After 12 to 18 months, you should be able to say: “I’ve supported 14 companies in B2B fintech. I’ve made 47 customer introductions that resulted in 11 pilots and $340K in ARR. This contributed to companies raising a follow-on round at an average 2x markup.”
Common Mistakes
Helping companies outside your thesis. Not asking for documentation (founders won’t proactively write testimonials; you have to ask). Offering generic help. Counting activity instead of outcomes (“I had 30 calls with founders” is not edge; “I helped close $500K in ARR” is edge).

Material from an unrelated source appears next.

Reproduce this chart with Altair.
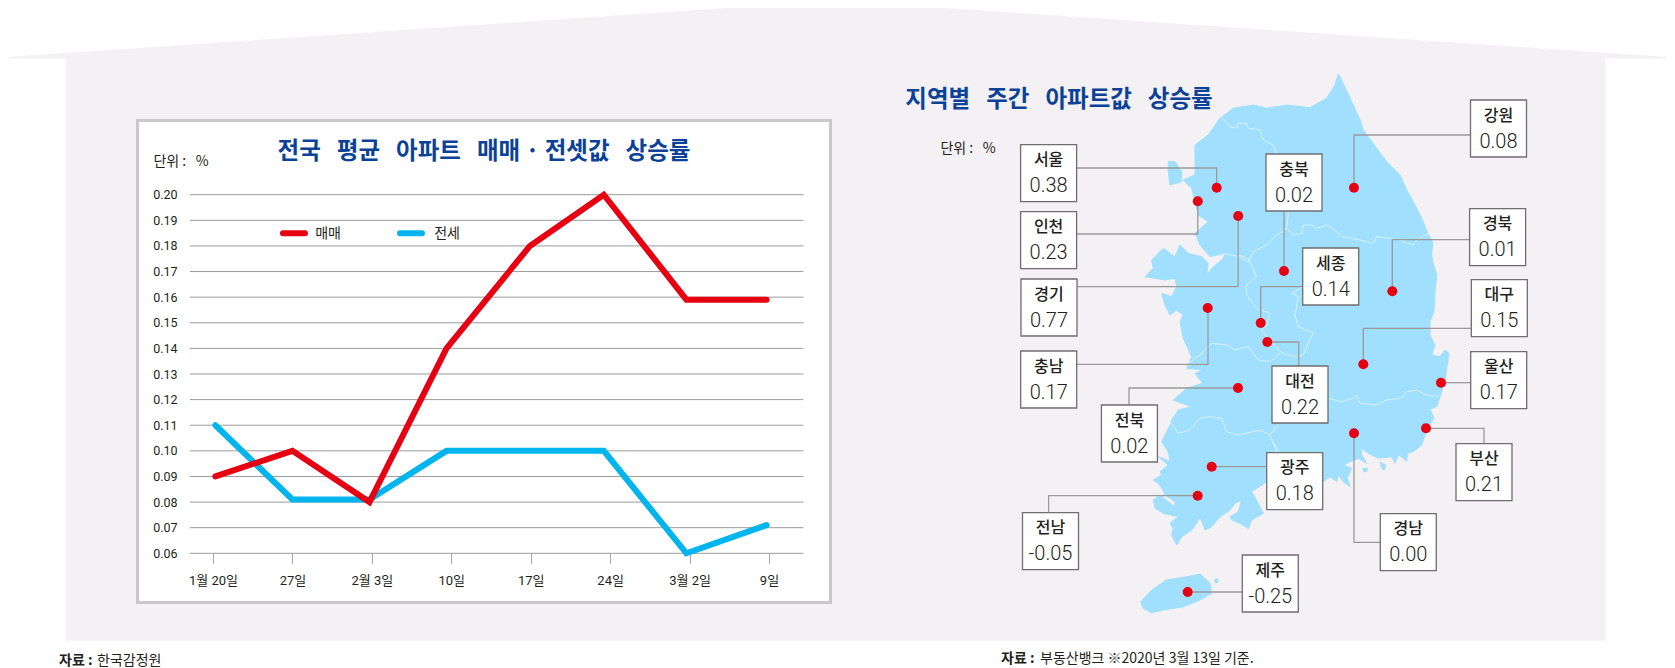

Your Secret Sauce Scorecard
Track your progress monthly. This forces accountability and gives you quantifiable evidence over time.
Deal Flow Metrics
Total deals seen this month (in thesis area). Inbound deals (founders who sought you out). Inbound percentage. Quality deals (would seriously consider investing).
Founder Support Metrics
Companies actively supporting. Introductions made this month. Introductions that converted to outcomes. Measurable impact created (revenue, hires, pilots).
Track Record Metrics (if deploying capital)
Investments made to date. Total capital deployed. Portfolio companies with markups. Portfolio companies that raised follow-on.
Review monthly. If the numbers aren’t moving, your activity isn’t converting to edge.
The Timeline: What to Expect
Months 1 to 3: Foundation
Define your thesis. Complete your audit. Identify patterns in your wins. Make your strategic decision (double down or pivot). Map your ecosystem. Start tracking everything.
By the end: a clear investment focus, a target list, and a tracking system.
Months 4 to 6: Early Traction
Deepen relationships with 5 to 10 founders in your chosen focus area. Make your first measurable contributions. Build visibility through content or community.
By the end: two to three documented examples of impact and early deal flow data.
Months 7 to 12: Compounding
Expand to 10 to 15 companies. Track inbound deal flow percentage. Document outcomes and gather testimonials.
By the end: quantifiable impact across multiple companies and 25%+ inbound deal flow.
Year 2 and Beyond: Credible Edge
Your track record and reputation generate inbound opportunities. You can articulate your secret sauce with specific numbers. That’s a fund thesis. Or a compelling VC job application.
The Bottom Line
Secret sauce is not mysterious. It’s focused effort, tracked over time, in a specific thesis area.
Start with an honest audit. Identify patterns in your wins across stage, sector, and geography. Make the strategic decision: double down or pivot. Then go deep on deal flow or founder support. Track everything. Review monthly and adjust.
The aspiring VCs who build credible edge are not smarter than everyone else. They’re more focused and more disciplined about measuring their progress.